#### Data extract ####

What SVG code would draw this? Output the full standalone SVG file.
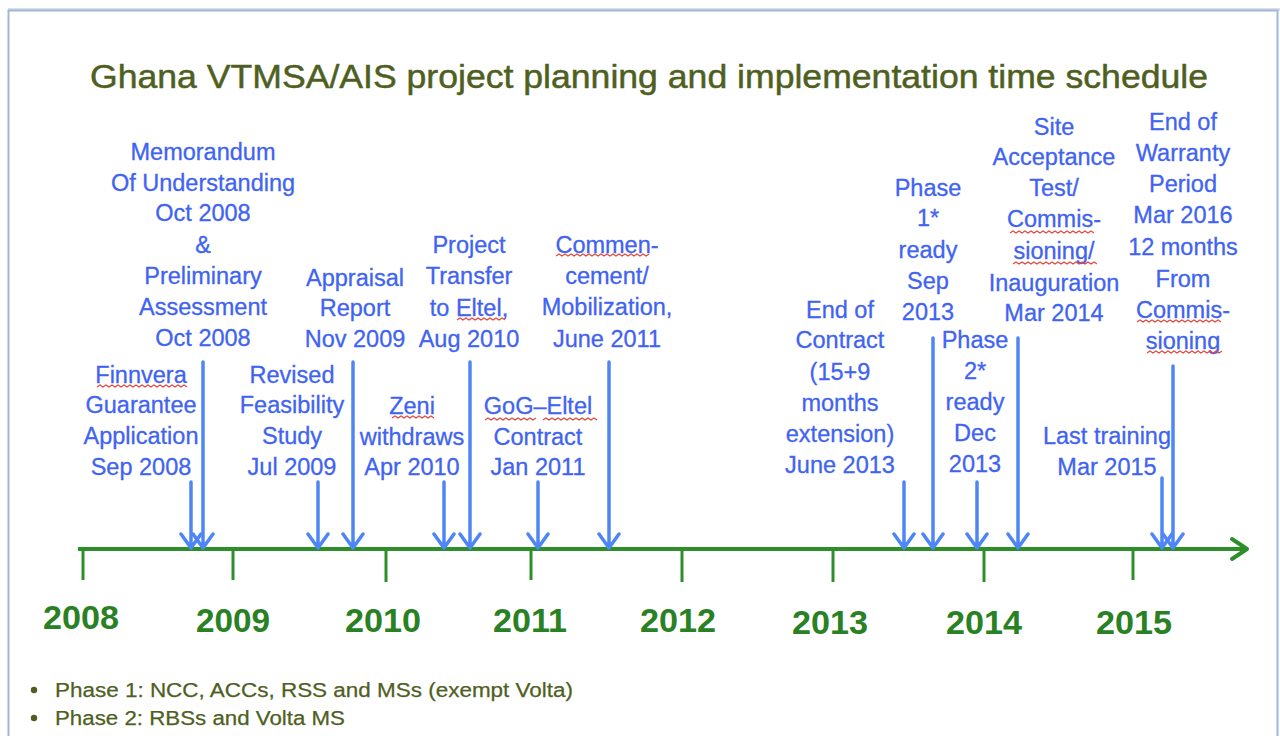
<svg xmlns="http://www.w3.org/2000/svg" width="1280" height="736" viewBox="0 0 1280 736">
  <defs>
    <style>
      .title { font-family: "Liberation Sans", Arial, sans-serif; font-size: 34px; fill: #4f5f1f; stroke: #4f5f1f; stroke-width: 0.5; }
      .lbl { font-family: "Liberation Sans", Arial, sans-serif; font-size: 23.5px; fill: #3f63f2; stroke: #3f63f2; stroke-width: 0.3; text-anchor: middle; }
      .year { font-family: "Liberation Sans", Arial, sans-serif; font-size: 34px; font-weight: bold; fill: #2a8124; text-anchor: middle; }
      .note { font-family: "Liberation Sans", Arial, sans-serif; font-size: 20px; fill: #4f5f1f; stroke: #4f5f1f; stroke-width: 0.25; }
      .axis { stroke: #2e8f2a; stroke-width: 4; fill: none; }
      .tick { stroke: #2e8f2a; stroke-width: 3; fill: none; }
      .arr { stroke: #4f86f6; stroke-width: 3.5; fill: none; stroke-linecap: round; stroke-linejoin: round; }
      .sq { stroke: #e8443a; stroke-width: 1.1; fill: none; }
    </style>
  </defs>

  <rect width="1280" height="736" fill="#ffffff"/>
  <!-- page frame -->
  <rect x="8" y="8" width="1272" height="3" fill="#d7dfe9"/>
  <rect x="8.5" y="10.5" width="1269" height="740" fill="none" stroke="#9fb6d8" stroke-width="2"/>

  <text class="title" x="90" y="88" textLength="1118" lengthAdjust="spacingAndGlyphs">Ghana VTMSA/AIS project planning and implementation time schedule</text>

  <!-- time axis -->
  <g id="axis">
    <line class="axis" x1="78" y1="549" x2="1246" y2="549"/>
    <polyline class="axis" points="1232,539 1247,549 1232,559" stroke-linecap="round" stroke-linejoin="round"/>
    <line class="tick" x1="83" y1="549" x2="83" y2="580"/>
    <line class="tick" x1="233" y1="549" x2="233" y2="580"/>
    <line class="tick" x1="386" y1="549" x2="386" y2="582"/>
    <line class="tick" x1="531" y1="549" x2="531" y2="580"/>
    <line class="tick" x1="682" y1="549" x2="682" y2="582"/>
    <line class="tick" x1="833" y1="549" x2="833" y2="582"/>
    <line class="tick" x1="984" y1="549" x2="984" y2="582"/>
    <line class="tick" x1="1133" y1="549" x2="1133" y2="580"/>
    <text class="year" x="81" y="629" textLength="76" lengthAdjust="spacingAndGlyphs">2008</text>
    <text class="year" x="233" y="632" textLength="74" lengthAdjust="spacingAndGlyphs">2009</text>
    <text class="year" x="383" y="632" textLength="76" lengthAdjust="spacingAndGlyphs">2010</text>
    <text class="year" x="530" y="632" textLength="74" lengthAdjust="spacingAndGlyphs">2011</text>
    <text class="year" x="678" y="632" textLength="76" lengthAdjust="spacingAndGlyphs">2012</text>
    <text class="year" x="830" y="634" textLength="76" lengthAdjust="spacingAndGlyphs">2013</text>
    <text class="year" x="984" y="634" textLength="76" lengthAdjust="spacingAndGlyphs">2014</text>
    <text class="year" x="1134" y="634" textLength="76" lengthAdjust="spacingAndGlyphs">2015</text>
  </g>

  <!-- milestone pointers -->
  <g id="connectors">
    <path class="arr" d="M191,482 V548 M181,534 L191,548 L201,534"/>
    <path class="arr" d="M203,362 V548 M193,534 L203,548 L213,534"/>
    <path class="arr" d="M318,482 V548 M308,534 L318,548 L328,534"/>
    <path class="arr" d="M353,362 V548 M343,534 L353,548 L363,534"/>
    <path class="arr" d="M444,482 V548 M434,534 L444,548 L454,534"/>
    <path class="arr" d="M470,362 V548 M460,534 L470,548 L480,534"/>
    <path class="arr" d="M538,482 V548 M528,534 L538,548 L548,534"/>
    <path class="arr" d="M609,362 V548 M599,534 L609,548 L619,534"/>
    <path class="arr" d="M904,482 V548 M894,534 L904,548 L914,534"/>
    <path class="arr" d="M933,338 V548 M923,534 L933,548 L943,534"/>
    <path class="arr" d="M977,482 V548 M967,534 L977,548 L987,534"/>
    <path class="arr" d="M1018,338 V548 M1008,534 L1018,548 L1028,534"/>
    <path class="arr" d="M1162,478 V548 M1152,534 L1162,548 L1172,534"/>
    <path class="arr" d="M1173,366 V548 M1163,534 L1173,548 L1183,534"/>
  </g>

  <g id="mou">
    <text class="lbl" x="203" y="160"><tspan x="203">Memorandum</tspan><tspan x="203" dy="31">Of Understanding</tspan><tspan x="203" dy="30">Oct 2008</tspan><tspan x="203" dy="32">&amp;</tspan><tspan x="203" dy="31">Preliminary</tspan><tspan x="203" dy="31">Assessment</tspan><tspan x="203" dy="31">Oct 2008</tspan></text>
  </g>
  <g id="finnvera">
    <text class="lbl" x="141" y="383"><tspan x="141">Finnvera</tspan><tspan x="141" dy="30">Guarantee</tspan><tspan x="141" dy="31">Application</tspan><tspan x="141" dy="31">Sep 2008</tspan></text>
    <path class="sq" d="M97,387 l3,-2 l3,2 l3,-2 l3,2 l3,-2 l3,2 l3,-2 l3,2 l3,-2 l3,2 l3,-2 l3,2 l3,-2 l3,2 l3,-2 l3,2 l3,-2 l3,2 l3,-2 l3,2 l3,-2 l3,2 l3,-2 l3,2 l3,-2 l3,2 l3,-2 l3,2 l3,-2 l3,2"/>
  </g>
  <g id="revised">
    <text class="lbl" x="292" y="383"><tspan x="292">Revised</tspan><tspan x="292" dy="30">Feasibility</tspan><tspan x="292" dy="31">Study</tspan><tspan x="292" dy="31">Jul 2009</tspan></text>
  </g>
  <g id="appraisal">
    <text class="lbl" x="355" y="286"><tspan x="355">Appraisal</tspan><tspan x="355" dy="30">Report</tspan><tspan x="355" dy="31">Nov 2009</tspan></text>
  </g>
  <g id="zeni">
    <text class="lbl" x="412" y="414"><tspan x="412">Zeni</tspan><tspan x="412" dy="31">withdraws</tspan><tspan x="412" dy="30">Apr 2010</tspan></text>
    <path class="sq" d="M392,418 l3,-2 l3,2 l3,-2 l3,2 l3,-2 l3,2 l3,-2 l3,2 l3,-2 l3,2 l3,-2 l3,2 l3,-2 l3,2"/>
  </g>
  <g id="transfer">
    <text class="lbl" x="469" y="253"><tspan x="469">Project</tspan><tspan x="469" dy="31">Transfer</tspan><tspan x="469" dy="32">to Eltel,</tspan><tspan x="469" dy="31">Aug 2010</tspan></text>
    <path class="sq" d="M457,320 l3,-2 l3,2 l3,-2 l3,2 l3,-2 l3,2 l3,-2 l3,2 l3,-2 l3,2 l3,-2 l3,2 l3,-2 l3,2 l3,-2 l3,2"/>
  </g>
  <g id="gog">
    <text class="lbl" x="538" y="414"><tspan x="538">GoG–Eltel</tspan><tspan x="538" dy="31">Contract</tspan><tspan x="538" dy="30">Jan 2011</tspan></text>
    <path class="sq" d="M485,420 l3,-2 l3,2 l3,-2 l3,2 l3,-2 l3,2 l3,-2 l3,2 l3,-2 l3,2 l3,-2 l3,2 l3,-2 l3,2 l3,-2 l3,2 l3,-2"/>
    <path class="sq" d="M543,420 l3,-2 l3,2 l3,-2 l3,2 l3,-2 l3,2 l3,-2 l3,2 l3,-2 l3,2 l3,-2 l3,2 l3,-2 l3,2 l3,-2 l3,2 l3,-2 l3,2"/>
  </g>
  <g id="commencement">
    <text class="lbl" x="607" y="253"><tspan x="607">Commen-</tspan><tspan x="607" dy="31">cement/</tspan><tspan x="607" dy="31">Mobilization,</tspan><tspan x="607" dy="32">June 2011</tspan></text>
    <path class="sq" d="M556,256 l3,-2 l3,2 l3,-2 l3,2 l3,-2 l3,2 l3,-2 l3,2 l3,-2 l3,2 l3,-2 l3,2 l3,-2 l3,2 l3,-2 l3,2 l3,-2 l3,2 l3,-2 l3,2 l3,-2 l3,2 l3,-2 l3,2 l3,-2 l3,2 l3,-2 l3,2 l3,-2 l3,2 l3,-2"/>
  </g>
  <g id="end-contract">
    <text class="lbl" x="840" y="318"><tspan x="840">End of</tspan><tspan x="840" dy="30">Contract</tspan><tspan x="840" dy="32">(15+9</tspan><tspan x="840" dy="31">months</tspan><tspan x="840" dy="31">extension)</tspan><tspan x="840" dy="31">June 2013</tspan></text>
  </g>
  <g id="phase1">
    <text class="lbl" x="928" y="196"><tspan x="928">Phase</tspan><tspan x="928" dy="30">1*</tspan><tspan x="928" dy="32">ready</tspan><tspan x="928" dy="31">Sep</tspan><tspan x="928" dy="31">2013</tspan></text>
  </g>
  <g id="phase2">
    <text class="lbl" x="975" y="348"><tspan x="975">Phase</tspan><tspan x="975" dy="31">2*</tspan><tspan x="975" dy="31">ready</tspan><tspan x="975" dy="31">Dec</tspan><tspan x="975" dy="31">2013</tspan></text>
  </g>
  <g id="sat">
    <text class="lbl" x="1054" y="135"><tspan x="1054">Site</tspan><tspan x="1054" dy="30">Acceptance</tspan><tspan x="1054" dy="31">Test/</tspan><tspan x="1054" dy="31">Commis-</tspan><tspan x="1054" dy="32">sioning/</tspan><tspan x="1054" dy="32">Inauguration</tspan><tspan x="1054" dy="30">Mar 2014</tspan></text>
    <path class="sq" d="M1010,233 l3,-2 l3,2 l3,-2 l3,2 l3,-2 l3,2 l3,-2 l3,2 l3,-2 l3,2 l3,-2 l3,2 l3,-2 l3,2 l3,-2 l3,2 l3,-2 l3,2 l3,-2 l3,2 l3,-2 l3,2 l3,-2 l3,2 l3,-2 l3,2 l3,-2 l3,2"/>
    <path class="sq" d="M1013,264 l3,-2 l3,2 l3,-2 l3,2 l3,-2 l3,2 l3,-2 l3,2 l3,-2 l3,2 l3,-2 l3,2 l3,-2 l3,2 l3,-2 l3,2 l3,-2 l3,2 l3,-2 l3,2 l3,-2 l3,2 l3,-2 l3,2 l3,-2 l3,2 l3,-2 l3,2"/>
  </g>
  <g id="training">
    <text class="lbl" x="1107" y="444"><tspan x="1107">Last training</tspan><tspan x="1107" dy="31">Mar 2015</tspan></text>
  </g>
  <g id="warranty">
    <text class="lbl" x="1183" y="130"><tspan x="1183">End of</tspan><tspan x="1183" dy="31">Warranty</tspan><tspan x="1183" dy="31">Period</tspan><tspan x="1183" dy="31">Mar 2016</tspan><tspan x="1183" dy="32">12 months</tspan><tspan x="1183" dy="32">From</tspan><tspan x="1183" dy="31">Commis-</tspan><tspan x="1183" dy="31">sioning</tspan></text>
    <path class="sq" d="M1137,322 l3,-2 l3,2 l3,-2 l3,2 l3,-2 l3,2 l3,-2 l3,2 l3,-2 l3,2 l3,-2 l3,2 l3,-2 l3,2 l3,-2 l3,2 l3,-2 l3,2 l3,-2 l3,2 l3,-2 l3,2 l3,-2 l3,2 l3,-2 l3,2 l3,-2 l3,2"/>
    <path class="sq" d="M1147,353 l3,-2 l3,2 l3,-2 l3,2 l3,-2 l3,2 l3,-2 l3,2 l3,-2 l3,2 l3,-2 l3,2 l3,-2 l3,2 l3,-2 l3,2 l3,-2 l3,2 l3,-2 l3,2 l3,-2 l3,2 l3,-2 l3,2 l3,-2"/>
  </g>

  <!-- phase notes -->
  <g id="notes">
    <circle cx="34" cy="690" r="3.2" fill="#4f5f1f"/>
    <circle cx="34" cy="718" r="3.2" fill="#4f5f1f"/>
    <text class="note" x="55" y="697" textLength="518" lengthAdjust="spacingAndGlyphs">Phase 1: NCC, ACCs, RSS and MSs (exempt Volta)</text>
    <text class="note" x="55" y="725" textLength="290" lengthAdjust="spacingAndGlyphs">Phase 2: RBSs and Volta MS</text>
  </g>
</svg>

####

** Aim of the exercise **
From the first line above down to the line with "implementation time schedule</text>", reproduce every line and no others, omitting pictures.

** Output of the task **
What SVG code would draw this? Output the full standalone SVG file.
<svg xmlns="http://www.w3.org/2000/svg" width="1280" height="736" viewBox="0 0 1280 736">
  <defs>
    <style>
      .title { font-family: "Liberation Sans", Arial, sans-serif; font-size: 34px; fill: #4f5f1f; stroke: #4f5f1f; stroke-width: 0.5; }
      .lbl { font-family: "Liberation Sans", Arial, sans-serif; font-size: 23.5px; fill: #3f63f2; stroke: #3f63f2; stroke-width: 0.3; text-anchor: middle; }
      .year { font-family: "Liberation Sans", Arial, sans-serif; font-size: 34px; font-weight: bold; fill: #2a8124; text-anchor: middle; }
      .note { font-family: "Liberation Sans", Arial, sans-serif; font-size: 20px; fill: #4f5f1f; stroke: #4f5f1f; stroke-width: 0.25; }
      .axis { stroke: #2e8f2a; stroke-width: 4; fill: none; }
      .tick { stroke: #2e8f2a; stroke-width: 3; fill: none; }
      .arr { stroke: #4f86f6; stroke-width: 3.5; fill: none; stroke-linecap: round; stroke-linejoin: round; }
      .sq { stroke: #e8443a; stroke-width: 1.1; fill: none; }
    </style>
  </defs>

  <rect width="1280" height="736" fill="#ffffff"/>
  <!-- page frame -->
  <rect x="8" y="8" width="1272" height="3" fill="#d7dfe9"/>
  <rect x="8.5" y="10.5" width="1269" height="740" fill="none" stroke="#9fb6d8" stroke-width="2"/>

  <text class="title" x="90" y="88" textLength="1118" lengthAdjust="spacingAndGlyphs">Ghana VTMSA/AIS project planning and implementation time schedule</text>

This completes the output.